Mettere in moto la consapevolezza

Quando pensiamo alla meditazione, l’immagine che affiora alla mente è quella di un praticante in posizione seduta, immobile, con aria tranquilla, serena, imperturbabile… Che ci vuole? Basta sedersi e stare fermi.

Purtroppo a volte accade che, soprattutto alle prime meditazioni, l’esperienza sia quella di un incontro (o scontro?) con l’inferno di dolori che l’immobilità sembra portarsi con sè. Con chirurgica precisione, l’immobilità continua puntualmente a conficcarci nella schiena i classici pugnali del meditante– un dolore  acuto, sotto la scapola. Quando le cose vanno meglio, i pugnali lasciano spazio a crampi, formicolii, gambe addormentate, pruriti,… e questi pruriti talvolta sono così simpatici che se ci concediamo la trasgressione di grattarci, avendo cura di non essere visti dall’insegnante (come fosse un professore a scuola), inevitabilmente ricompaiono da tutt’altra parte non appena ci siamo ricomposti nella posizione. In sostanza, sembra che, ogni volta che proviamo a stare fermi, qualcosa si ribelli. Seduti o sdraiati, cambia la posizione ma lo strazio è lo stesso.

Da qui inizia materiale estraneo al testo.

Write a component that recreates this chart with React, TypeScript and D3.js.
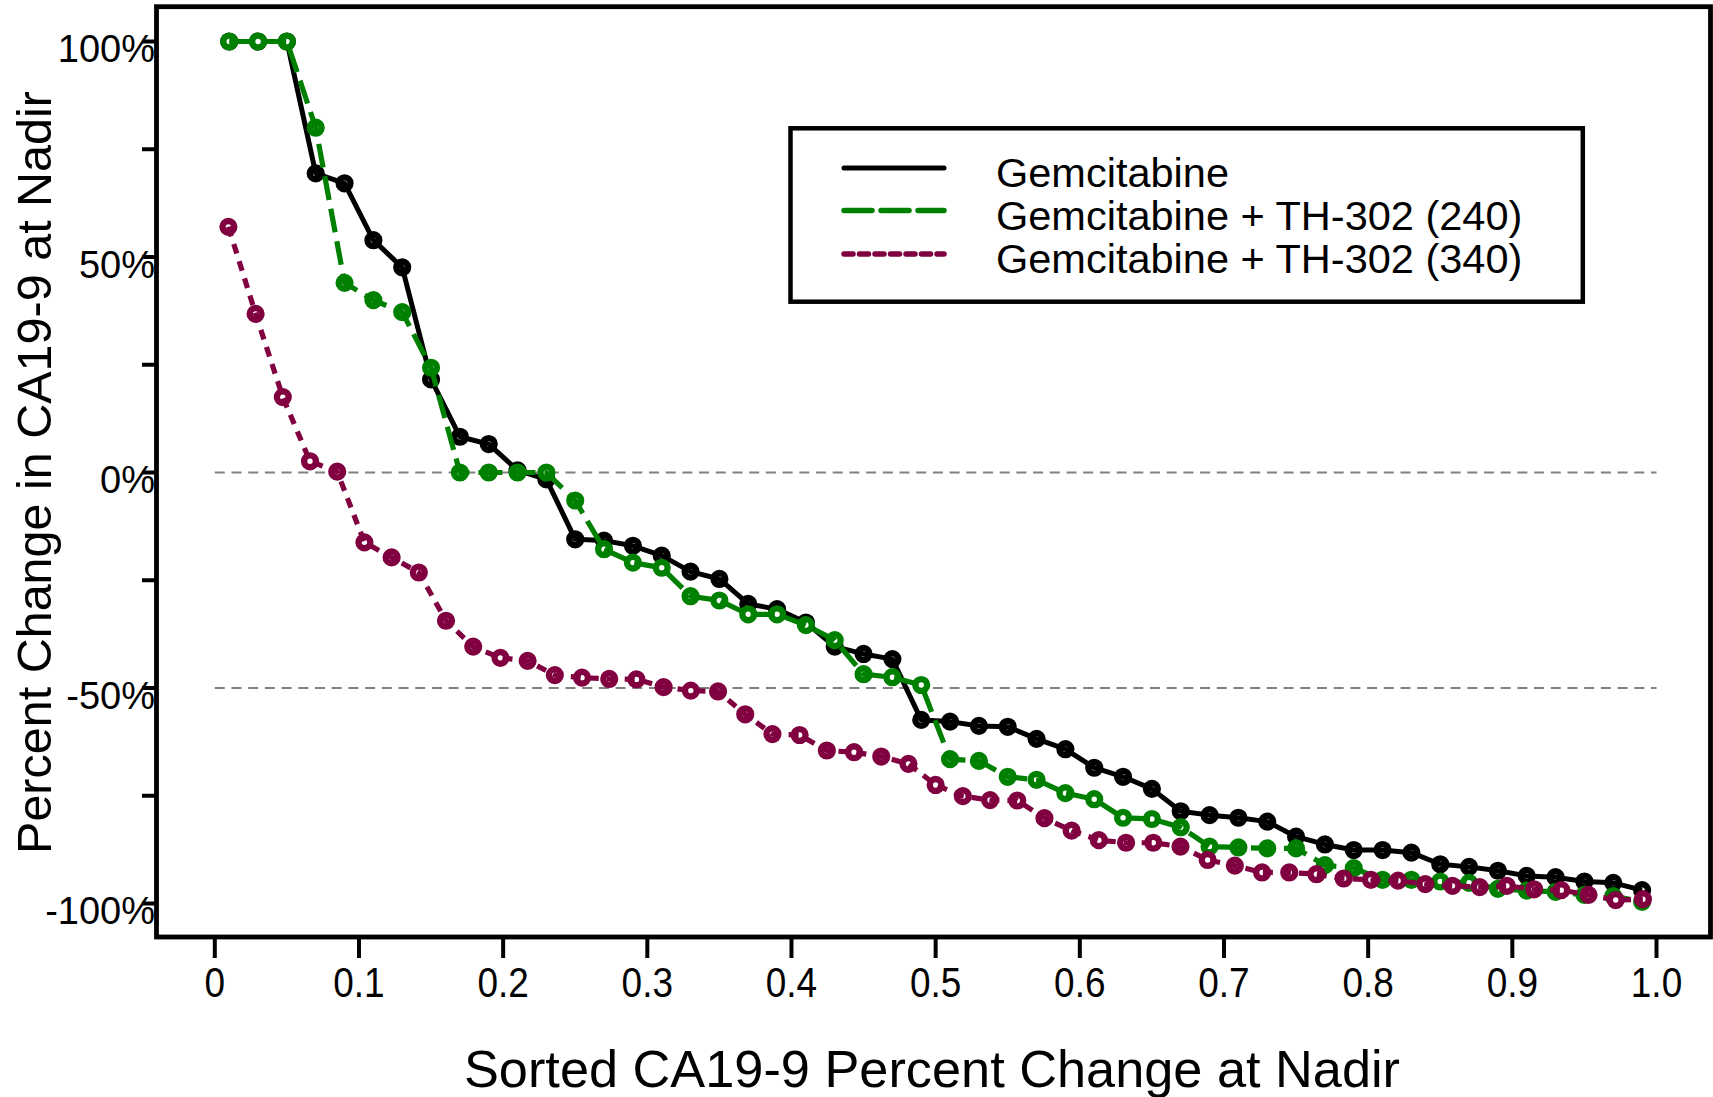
import React from 'react';
import * as d3 from 'd3';

const W = 1713;
const H = 1097;

const xTickValues = [0, 0.1, 0.2, 0.3, 0.4, 0.5, 0.6, 0.7, 0.8, 0.9, 1.0];
const xTickLabels = ['0', '0.1', '0.2', '0.3', '0.4', '0.5', '0.6', '0.7', '0.8', '0.9', '1.0'];
const yTickValues = [100, 75, 50, 25, 0, -25, -50, -75, -100];
const yLabelValues = [100, 50, 0, -50, -100];
const yLabelTexts = ['100%', '50%', '0%', '-50%', '-100%'];
const refLines = [0, -50];

const seriesNames = ['Gemcitabine', 'Gemcitabine + TH-302 (240)', 'Gemcitabine + TH-302 (340)'];
const seriesColors = ['#000000', '#008000', '#800040'];

const gemcitabine = [
  100, 100, 100, 69.4, 67.1, 53.9, 47.6, 21.6, 8.3, 6.6,
  0.5, -1.6, -15.5, -15.8, -17.0, -19.3, -23.0, -24.7, -30.5, -31.7,
  -34.8, -40.4, -42.1, -43.3, -57.4, -57.8, -58.8, -59.0, -61.8, -64.2,
  -68.5, -70.6, -73.4, -78.6, -79.5, -80.1, -81.0, -84.5, -86.3, -87.6,
  -87.6, -88.2, -90.9, -91.5, -92.4, -93.6, -93.9, -94.9, -95.2, -96.9,
];

const th302_240 = [
  100, 100, 100, 80.0, 44.0, 40.0, 37.2, 24.3, 0, 0,
  0, 0, -6.5, -17.8, -20.9, -22.1, -28.7, -29.7, -32.9, -32.9,
  -35.4, -38.9, -46.8, -47.5, -49.3, -66.5, -66.9, -70.6, -71.3, -74.4,
  -75.8, -80.1, -80.4, -82.3, -86.8, -87.0, -87.2, -87.2, -91.1, -91.8,
  -94.5, -94.5, -94.9, -95.2, -96.6, -97.0, -97.3, -98.0, -98.3, -99.6,
];

const th302_340 = [
  57.0, 36.8, 17.5, 2.6, 0.2, -16.2, -19.7, -23.2, -34.4, -40.4,
  -43.0, -43.7, -47.0, -47.6, -47.9, -48.0, -49.8, -50.6, -50.8, -56.1,
  -60.7, -60.9, -64.5, -64.9, -65.9, -67.6, -72.5, -75.1, -76.0, -76.1,
  -80.2, -83.1, -85.3, -85.9, -85.9, -86.8, -89.9, -91.2, -92.8, -92.8,
  -93.2, -94.2, -94.5, -94.7, -95.5, -95.9, -96.2, -95.9, -96.7, -96.9,
  -98.0, -99.2, -99.0,
];

const seriesData = [gemcitabine, th302_240, th302_340];
const plotDash = ['none', '24 9', '10 8'];
const legendDash = ['none', '28 9', '9 6.5'];

const FONT = '"Liberation Sans", Arial, Helvetica, sans-serif';

export default function App() {
  const x = d3.scaleLinear().domain([0, 1]).range([214.8, 1656.5]);
  const y = d3.scaleLinear().domain([-100, 100]).range([903.5, 41.5]);

  const frame = { left: 156.5, top: 6.7, right: 1710.5, bottom: 937 };

  const lineFor = (vals: number[]) => {
    const n = vals.length;
    return d3
      .line<number>()
      .x((_, i) => x((i + 0.5) / n))
      .y((d) => y(d))(vals) as string;
  };

  const legend = { x: 790.5, y: 128.3, w: 792.3, h: 173.4 };
  const legendRows = [168, 210.5, 254];
  const legendBaselines = [187, 230, 273];

  return (
    <svg
      width={W}
      height={H}
      viewBox={`0 0 ${W} ${H}`}
      style={{ position: 'absolute', left: 0, top: 0, background: '#fff' }}
      fontFamily={FONT}
    >
      <rect x={0} y={0} width={W} height={H} fill="#fff" />

      {/* reference dashed lines */}
      {refLines.map((v) => (
        <line
          key={`ref${v}`}
          x1={x(0)}
          x2={x(1)}
          y1={y(v)}
          y2={y(v)}
          stroke="#808080"
          strokeWidth={2.2}
          strokeDasharray="10 6.7"
        />
      ))}

      {/* series */}
      {seriesData.map((vals, si) => {
        const n = vals.length;
        return (
          <g key={`s${si}`}>
            {vals.map((v, i) => (
              <circle
                key={i}
                cx={x((i + 0.5) / n)}
                cy={y(v)}
                r={5.9}
                fill="#fff"
                stroke={seriesColors[si]}
                strokeWidth={6.4}
              />
            ))}
            <path
              d={lineFor(vals)}
              fill="none"
              stroke={seriesColors[si]}
              strokeWidth={si === 0 ? 5 : 5.2}
              strokeDasharray={plotDash[si]}
              strokeLinejoin="round"
            />
          </g>
        );
      })}

      {/* frame */}
      <rect
        x={frame.left}
        y={frame.top}
        width={frame.right - frame.left}
        height={frame.bottom - frame.top}
        fill="none"
        stroke="#000"
        strokeWidth={4.8}
      />

      {/* y ticks */}
      {yTickValues.map((v) => (
        <line key={`yt${v}`} x1={142} x2={frame.left} y1={y(v)} y2={y(v)} stroke="#000" strokeWidth={4} />
      ))}
      {yLabelValues.map((v, i) => (
        <text key={`yl${v}`} x={155} y={y(v) + 20.5} textAnchor="end" fontSize={38} fill="#000">
          {yLabelTexts[i]}
        </text>
      ))}

      {/* x ticks */}
      {xTickValues.map((v) => (
        <line key={`xt${v}`} x1={x(v)} x2={x(v)} y1={frame.bottom} y2={958} stroke="#000" strokeWidth={4} />
      ))}
      {xTickValues.map((v, i) => (
        <text
          key={`xl${v}`}
          transform={`translate(${x(v)},997) scale(0.86,1)`}
          textAnchor="middle"
          fontSize={43}
          fill="#000"
        >
          {xTickLabels[i]}
        </text>
      ))}

      {/* axis titles */}
      <text x={932} y={1087} textAnchor="middle" fontSize={52.3} fill="#000">
        Sorted CA19-9 Percent Change at Nadir
      </text>
      <text transform="translate(51,472.5) rotate(-90)" textAnchor="middle" fontSize={48.5} fill="#000">
        Percent Change in CA19-9 at Nadir
      </text>

      {/* legend */}
      <rect x={legend.x} y={legend.y} width={legend.w} height={legend.h} fill="#fff" stroke="#000" strokeWidth={4.5} />
      {seriesNames.map((name, i) => (
        <g key={`lg${i}`}>
          <line
            x1={844}
            x2={944}
            y1={legendRows[i]}
            y2={legendRows[i]}
            stroke={seriesColors[i]}
            strokeWidth={i === 0 ? 5 : 5.5}
            strokeDasharray={legendDash[i]}
            strokeLinecap="round"
          />
          <text x={996} y={legendBaselines[i]} fontSize={41.5} fill="#000">
            {name}
          </text>
        </g>
      ))}
    </svg>
  );
}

Tutto ciò potrebbe poi innescare una spirale di dubbi e di giudizi negativi, alimentati dalla frustrazione del fallimento reiterato e farciti con frasi «perché solo io non riesco?», «cosa ho io di sbagliato?».

Come risarcimento danni per chi si riconosce in questa descrizione, ecco tre buone notizie.

  • Non è una condizione così rara, soprattutto all’inizio.
  • Non è una condizione definitiva.
  • Esistono pratiche di meditazione che non prevedono l’immobilità.

I primi due punti richiedono una specie di atto di fede, di continuare a praticare nella speranza che diventi via via meno insopportabile. I cervellofili potranno anche dilettarsi a riflettere sul fatto che dalla stessa osservazione «tutti sembrano riuscire a stare fermi e sereni, tranne me» potrebbero scaturire due possibili inferenze: una positiva, ovvero «se gli altri praticanti non sembrano stare male forse è perché effettivamente è una condizione iniziale e transitoria»; una negativa, ossia «sono l’unica persona condannata a questa condizione». Anche se le indicazioni dei maestri e i racconti delle esperienze di tanti compagni di pratica supporterebbero l’opzione positiva, il fascino del negativo è irresistibile.

La terza buona notizia, ovvero l’esistenza di pratiche che non prevedono l’immobilità, è più concreta: è possibile praticare la meditazione camminata, che in diverse tradizioni viene tipicamente alternata alla meditazione seduta.

La pratica del meditare camminando, in movimento, in genere non viene guidata: dopo la spiegazione della tecnica, a volte si fa qualche passo insieme e poi ognuno procede in autonomia, con i propri ritmi.

Una possibile spiegazione della pratica è la seguente. Dalla posizione in piedi, con le mani intrecciate e poggiate sullo stomaco, lo sguardo qualche metro avanti a noi e l’attenzione alla pianta dei piedi, iniziamo a camminare insieme al respiro. Inspirando, solleviamo il piede destro; espirando, poggiamo il tallone destro circa mezzo piede più avanti rispetto alla posizione originaria, poi poggiamo la parte esterna del piede, quella interna e le dita, osservando anche che al contempo si sta spontaneamente sollevando il tallone sinistro, seguito dal resto del piede, fino all’alluce; inspirando l’alluce sinistro si stacca dal pavimento e avanza di mezzo piede rispetto alla posizione originaria; espirando, il tallone sinistro poggia al suolo…e così via, in un movimento che trae la fluidità e il ritmo dal respiro spontaneo.

Camminiamo sul respiro, ricordandoci che, pur non avendo una destinazione, stiamo arrivando ad ogni singolo passo.

Come nella meditazione seduta, se la mente si allontana, catturata da un pensiero, appena ce ne accorgiamo riportiamo l’attenzione alla pianta dei piedi. Gentilmente e senza giudizio, cogliamo il passo di questo momento come un’occasione di ripartenza.

Rallentando e senza andare da nessuna parte, forse si potrebbe arrivare al cuscino. Altrimenti, possiamo continuare ad arrivare a ogni passo.